Peter Dorman said...

The alternative is to simply present the time profiles of costs and benefits for various courses of action. We might also find it convenient to agree on some rules for what constitutes an acceptable profile, like "you can't impose a substantial risk of destroying the world over a foreseeable time duration".

We don't need to be in a socialist paradise to analyze policy that way.

Incidentally, I learned about this in practice, doing CBA myself, figuring out how time profiles can be constructed and what their usefulness can be. said...

That may be the best response, if one is not going to do a NPV. But then one is reduced to a lot of handwaving, and there is always the problem that the further out one goes into the future, the less reliable are the projections of what will happen.

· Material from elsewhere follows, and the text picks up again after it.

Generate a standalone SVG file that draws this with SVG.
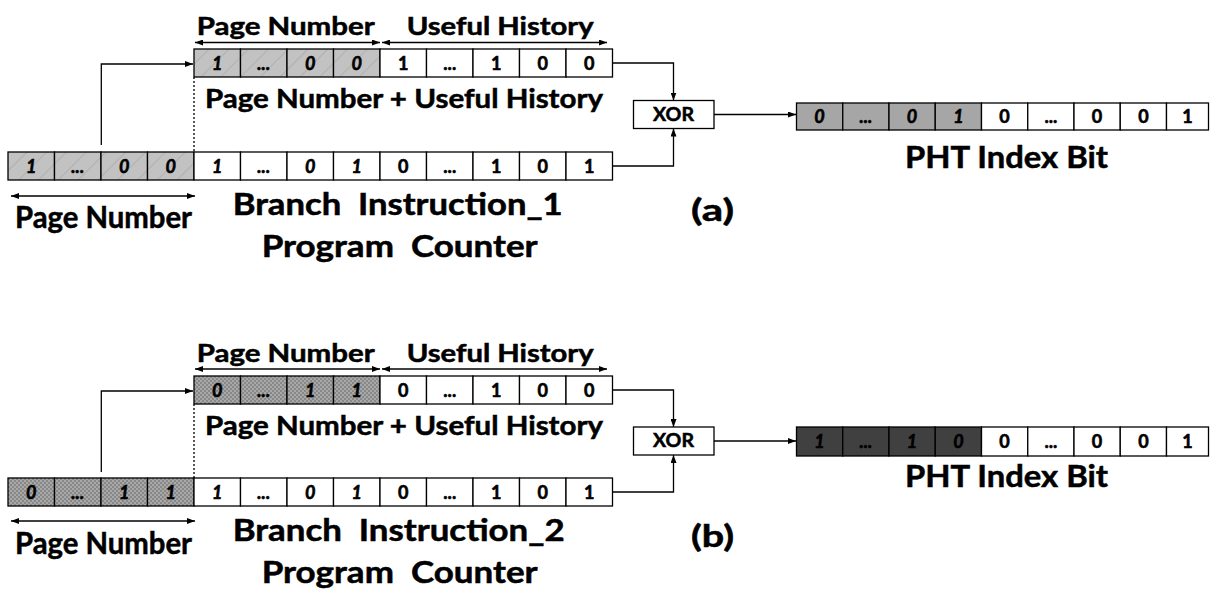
<svg xmlns="http://www.w3.org/2000/svg" width="1218" height="590" viewBox="0 0 1218 590">
  <style>
    text { font-family: Lato, "Open Sans", "Liberation Sans", sans-serif; font-weight: bold; fill: #000; stroke: #000; stroke-width: 0.5; }
    .lbl { font-size: 30px; }
    .top { font-size: 24px; }
    .mid { font-size: 27px; }
    .bit { font-size: 18px; text-anchor: middle; stroke-width: 0.6; }
    .it { font-style: italic; }
    .cell { stroke: #000; stroke-width: 1.3; fill: #fff; }
    .hat { fill: url(#hatch); }
    .xh { fill: url(#cross); }
    .g1 { fill: #a6a6a6; }
    .g2 { fill: #404040; }
    .wire { fill: none; stroke: #000; stroke-width: 1.3; }
    .arr { marker-end: url(#ah); }
    .dbl { marker-start: url(#ah); marker-end: url(#ah); }
    .dot { fill: none; stroke: #000; stroke-width: 1.3; stroke-dasharray: 2 2; }
  </style>
  <defs>
    <marker id="ah" viewBox="0 0 8 6" refX="8" refY="3" markerWidth="8" markerHeight="6" markerUnits="userSpaceOnUse" orient="auto-start-reverse">
      <path d="M0,0 L8,3 L0,6 Z" fill="#000"/>
    </marker>
    <!-- light grey with thin diagonal strokes -->
    <pattern id="hatch" width="14" height="14" patternUnits="userSpaceOnUse" patternTransform="rotate(45)">
      <rect width="14" height="14" fill="#c2c2c2"/>
      <line x1="0" y1="0" x2="0" y2="14" stroke="#a4a4a4" stroke-width="1.2"/>
    </pattern>
    <!-- mid grey fine checker -->
    <pattern id="cross" width="4" height="4" patternUnits="userSpaceOnUse">
      <rect width="4" height="4" fill="#888888"/>
      <rect width="2" height="2" fill="#a8a8a8"/>
      <rect x="2" y="2" width="2" height="2" fill="#a8a8a8"/>
    </pattern>
  </defs>

  <!-- ===================== (a) ===================== -->
  <g id="a-history-reg">
    <rect class="cell hat" x="194" y="49" width="46.5" height="28"/>
    <rect class="cell hat" x="240.5" y="49" width="46.5" height="28"/>
    <rect class="cell hat" x="287" y="49" width="46.5" height="28"/>
    <rect class="cell hat" x="333.5" y="49" width="46.5" height="28"/>
    <rect class="cell" x="380" y="49" width="46.5" height="28"/>
    <rect class="cell" x="426.5" y="49" width="46.5" height="28"/>
    <rect class="cell" x="473" y="49" width="46.5" height="28"/>
    <rect class="cell" x="519.5" y="49" width="46.5" height="28"/>
    <rect class="cell" x="566" y="49" width="46.5" height="28"/>
    <text class="bit it" x="217.25" y="69.5">1</text>
    <text class="bit it" x="263.75" y="69.5">...</text>
    <text class="bit it" x="310.25" y="69.5">0</text>
    <text class="bit it" x="356.75" y="69.5">0</text>
    <text class="bit" x="403.25" y="69.5">1</text>
    <text class="bit" x="449.75" y="69.5">...</text>
    <text class="bit" x="496.25" y="69.5">1</text>
    <text class="bit" x="542.75" y="69.5">0</text>
    <text class="bit" x="589.25" y="69.5">0</text>
    <text class="top" x="196.7" y="35" textLength="178" lengthAdjust="spacingAndGlyphs">Page Number</text>
    <text class="top" x="406.7" y="35" textLength="187" lengthAdjust="spacingAndGlyphs">Useful History</text>
    <text class="mid" x="205" y="108" textLength="398" lengthAdjust="spacingAndGlyphs">Page Number + Useful History</text>
  </g>

  <g id="a-pc-reg">
    <rect class="cell hat" x="8" y="152" width="46.5" height="28"/>
    <rect class="cell hat" x="54.5" y="152" width="46.5" height="28"/>
    <rect class="cell hat" x="101" y="152" width="46.5" height="28"/>
    <rect class="cell hat" x="147.5" y="152" width="46.5" height="28"/>
    <rect class="cell" x="194" y="152" width="46.5" height="28"/>
    <rect class="cell" x="240.5" y="152" width="46.5" height="28"/>
    <rect class="cell" x="287" y="152" width="46.5" height="28"/>
    <rect class="cell" x="333.5" y="152" width="46.5" height="28"/>
    <rect class="cell" x="380" y="152" width="46.5" height="28"/>
    <rect class="cell" x="426.5" y="152" width="46.5" height="28"/>
    <rect class="cell" x="473" y="152" width="46.5" height="28"/>
    <rect class="cell" x="519.5" y="152" width="46.5" height="28"/>
    <rect class="cell" x="566" y="152" width="46.5" height="28"/>
    <text class="bit it" x="31.25" y="172.5">1</text>
    <text class="bit it" x="77.75" y="172.5">...</text>
    <text class="bit it" x="124.25" y="172.5">0</text>
    <text class="bit it" x="170.75" y="172.5">0</text>
    <text class="bit it" x="217.25" y="172.5">1</text>
    <text class="bit it" x="263.75" y="172.5">...</text>
    <text class="bit it" x="310.25" y="172.5">0</text>
    <text class="bit it" x="356.75" y="172.5">1</text>
    <text class="bit" x="403.25" y="172.5">0</text>
    <text class="bit" x="449.75" y="172.5">...</text>
    <text class="bit" x="496.25" y="172.5">1</text>
    <text class="bit" x="542.75" y="172.5">0</text>
    <text class="bit" x="589.25" y="172.5">1</text>
    <text class="lbl" x="15" y="228" textLength="177" lengthAdjust="spacingAndGlyphs">Page Number</text>
    <text class="lbl" x="232.7" y="215" textLength="330" lengthAdjust="spacingAndGlyphs" xml:space="preserve">Branch  Instruction_1</text>
    <text class="lbl" x="261.7" y="257" textLength="276" lengthAdjust="spacingAndGlyphs" xml:space="preserve">Program  Counter</text>
    <text class="lbl" x="691" y="221" textLength="43" lengthAdjust="spacingAndGlyphs">(a)</text>
  </g>

  <g id="a-xor">
    <rect class="cell" x="633.5" y="100.5" width="80.5" height="28"/>
    <text x="653" y="120.5" font-size="18" textLength="41" lengthAdjust="spacingAndGlyphs">XOR</text>
  </g>

  <g id="a-pht">
    <rect class="cell g1" x="796.5" y="103" width="46.25" height="27"/>
    <rect class="cell g1" x="842.75" y="103" width="46.25" height="27"/>
    <rect class="cell g1" x="889" y="103" width="46.25" height="27"/>
    <rect class="cell g1" x="935.25" y="103" width="46.25" height="27"/>
    <rect class="cell" x="981.5" y="103" width="46.25" height="27"/>
    <rect class="cell" x="1027.75" y="103" width="46.25" height="27"/>
    <rect class="cell" x="1074" y="103" width="46.25" height="27"/>
    <rect class="cell" x="1120.25" y="103" width="46.25" height="27"/>
    <rect class="cell" x="1166.5" y="103" width="42" height="27"/>
    <text class="bit it" x="819.6" y="123">0</text>
    <text class="bit it" x="865.9" y="123">...</text>
    <text class="bit it" x="912.1" y="123">0</text>
    <text class="bit it" x="958.4" y="123">1</text>
    <text class="bit" x="1004.6" y="123">0</text>
    <text class="bit" x="1050.9" y="123">...</text>
    <text class="bit" x="1097.1" y="123">0</text>
    <text class="bit" x="1143.4" y="123">0</text>
    <text class="bit" x="1187.5" y="123">1</text>
    <text class="lbl" x="905" y="168" textLength="203" lengthAdjust="spacingAndGlyphs">PHT Index Bit</text>
  </g>

  <!-- ===================== (b) ===================== -->
  <g id="b-history-reg">
    <rect class="cell xh" x="194" y="376" width="46.5" height="28"/>
    <rect class="cell xh" x="240.5" y="376" width="46.5" height="28"/>
    <rect class="cell xh" x="287" y="376" width="46.5" height="28"/>
    <rect class="cell xh" x="333.5" y="376" width="46.5" height="28"/>
    <rect class="cell" x="380" y="376" width="46.5" height="28"/>
    <rect class="cell" x="426.5" y="376" width="46.5" height="28"/>
    <rect class="cell" x="473" y="376" width="46.5" height="28"/>
    <rect class="cell" x="519.5" y="376" width="46.5" height="28"/>
    <rect class="cell" x="566" y="376" width="46.5" height="28"/>
    <text class="bit it" x="217.25" y="396.5">0</text>
    <text class="bit it" x="263.75" y="396.5">...</text>
    <text class="bit it" x="310.25" y="396.5">1</text>
    <text class="bit it" x="356.75" y="396.5">1</text>
    <text class="bit" x="403.25" y="396.5">0</text>
    <text class="bit" x="449.75" y="396.5">...</text>
    <text class="bit" x="496.25" y="396.5">1</text>
    <text class="bit" x="542.75" y="396.5">0</text>
    <text class="bit" x="589.25" y="396.5">0</text>
    <text class="top" x="196.7" y="361.5" textLength="178" lengthAdjust="spacingAndGlyphs">Page Number</text>
    <text class="top" x="406.7" y="361.5" textLength="187" lengthAdjust="spacingAndGlyphs">Useful History</text>
    <text class="mid" x="205" y="435" textLength="398" lengthAdjust="spacingAndGlyphs">Page Number + Useful History</text>
  </g>

  <g id="b-pc-reg">
    <rect class="cell xh" x="8" y="478" width="46.5" height="28"/>
    <rect class="cell xh" x="54.5" y="478" width="46.5" height="28"/>
    <rect class="cell xh" x="101" y="478" width="46.5" height="28"/>
    <rect class="cell xh" x="147.5" y="478" width="46.5" height="28"/>
    <rect class="cell" x="194" y="478" width="46.5" height="28"/>
    <rect class="cell" x="240.5" y="478" width="46.5" height="28"/>
    <rect class="cell" x="287" y="478" width="46.5" height="28"/>
    <rect class="cell" x="333.5" y="478" width="46.5" height="28"/>
    <rect class="cell" x="380" y="478" width="46.5" height="28"/>
    <rect class="cell" x="426.5" y="478" width="46.5" height="28"/>
    <rect class="cell" x="473" y="478" width="46.5" height="28"/>
    <rect class="cell" x="519.5" y="478" width="46.5" height="28"/>
    <rect class="cell" x="566" y="478" width="46.5" height="28"/>
    <text class="bit it" x="31.25" y="498.5">0</text>
    <text class="bit it" x="77.75" y="498.5">...</text>
    <text class="bit it" x="124.25" y="498.5">1</text>
    <text class="bit it" x="170.75" y="498.5">1</text>
    <text class="bit it" x="217.25" y="498.5">1</text>
    <text class="bit it" x="263.75" y="498.5">...</text>
    <text class="bit it" x="310.25" y="498.5">0</text>
    <text class="bit it" x="356.75" y="498.5">1</text>
    <text class="bit" x="403.25" y="498.5">0</text>
    <text class="bit" x="449.75" y="498.5">...</text>
    <text class="bit" x="496.25" y="498.5">1</text>
    <text class="bit" x="542.75" y="498.5">0</text>
    <text class="bit" x="589.25" y="498.5">1</text>
    <text class="lbl" x="15" y="554" textLength="177" lengthAdjust="spacingAndGlyphs">Page Number</text>
    <text class="lbl" x="232.7" y="541" textLength="332" lengthAdjust="spacingAndGlyphs" xml:space="preserve">Branch  Instruction_2</text>
    <text class="lbl" x="261.7" y="583" textLength="276" lengthAdjust="spacingAndGlyphs" xml:space="preserve">Program  Counter</text>
    <text class="lbl" x="691" y="547" textLength="43" lengthAdjust="spacingAndGlyphs">(b)</text>
  </g>

  <g id="b-xor">
    <rect class="cell" x="633.5" y="427" width="80.5" height="28"/>
    <text x="653" y="447" font-size="18" textLength="41" lengthAdjust="spacingAndGlyphs">XOR</text>
  </g>

  <g id="b-pht">
    <rect class="cell g2" x="796.5" y="427" width="46.25" height="29"/>
    <rect class="cell g2" x="842.75" y="427" width="46.25" height="29"/>
    <rect class="cell g2" x="889" y="427" width="46.25" height="29"/>
    <rect class="cell g2" x="935.25" y="427" width="46.25" height="29"/>
    <rect class="cell" x="981.5" y="427" width="46.25" height="29"/>
    <rect class="cell" x="1027.75" y="427" width="46.25" height="29"/>
    <rect class="cell" x="1074" y="427" width="46.25" height="29"/>
    <rect class="cell" x="1120.25" y="427" width="46.25" height="29"/>
    <rect class="cell" x="1166.5" y="427" width="42" height="29"/>
    <text class="bit it" x="819.6" y="448">1</text>
    <text class="bit it" x="865.9" y="448">...</text>
    <text class="bit it" x="912.1" y="448">1</text>
    <text class="bit it" x="958.4" y="448">0</text>
    <text class="bit" x="1004.6" y="448">0</text>
    <text class="bit" x="1050.9" y="448">...</text>
    <text class="bit" x="1097.1" y="448">0</text>
    <text class="bit" x="1143.4" y="448">0</text>
    <text class="bit" x="1187.5" y="448">1</text>
    <text class="lbl" x="905" y="487" textLength="203" lengthAdjust="spacingAndGlyphs">PHT Index Bit</text>
  </g>

  <!-- ===================== connectors ===================== -->
  <g id="connectors">
    <!-- (a) -->
    <line class="wire dbl" x1="195" y1="42.5" x2="380" y2="42.5"/>
    <line class="wire dbl" x1="382" y1="42.5" x2="607" y2="42.5"/>
    <line class="wire dbl" x1="11" y1="196" x2="195" y2="196"/>
    <polyline class="wire arr" points="101.3,145 101.3,64 193,64"/>
    <line class="dot" x1="194" y1="77" x2="194" y2="152"/>
    <polyline class="wire arr" points="612.5,63 673.5,63 673.5,100.5"/>
    <polyline class="wire arr" points="612.5,166 673.5,166 673.5,128.5"/>
    <line class="wire arr" x1="714" y1="114.5" x2="796" y2="114.5"/>
    <!-- (b) -->
    <line class="wire dbl" x1="195" y1="369" x2="380" y2="369"/>
    <line class="wire dbl" x1="382" y1="369" x2="607" y2="369"/>
    <line class="wire dbl" x1="11" y1="521" x2="195" y2="521"/>
    <polyline class="wire arr" points="101.3,472 101.3,391 193,391"/>
    <line class="dot" x1="194" y1="404" x2="194" y2="478"/>
    <polyline class="wire arr" points="612.5,390 673.5,390 673.5,427"/>
    <polyline class="wire arr" points="612.5,492 673.5,492 673.5,455"/>
    <line class="wire arr" x1="714" y1="441" x2="796" y2="441"/>
  </g>
</svg>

I also note that there is an odd business with regard even to the Stern Report in connection with discount rates. They make this 300 year projection and go out of their way to use a barely above zero discount rate so that what is happening 300 years out actually still has some noticeable present value today. But in fact the cutoff at 300 years is arbitrary and implies a sudden jump from a barely above zero discount rate to an infinite one. Or, alternatively, they are just saying "we do not know what will happen after 300 years," which may not be unreasonable.

Oh, and I have also done CBAs in practice, when I worked for the Wisconsin Department of Natural Resources in the mid-70s. Looked at ones done for alternative urban sewage treatment plant proposals.

Peter Dorman said...

The bottom line, Barkley, is that economists don't need to issue a final judgment about what to do about climate change. Their job is to provide the clearest, most accurate and most illuminating input possible on the economic consequences over a foreseeable time horizon. There are many other aspects that ought to be considered as well -- public health, ecological, ethical/philosophical and so on. Economists should do their job as best they can and let the others do theirs. Then a political process determines what gets done -- as it always does.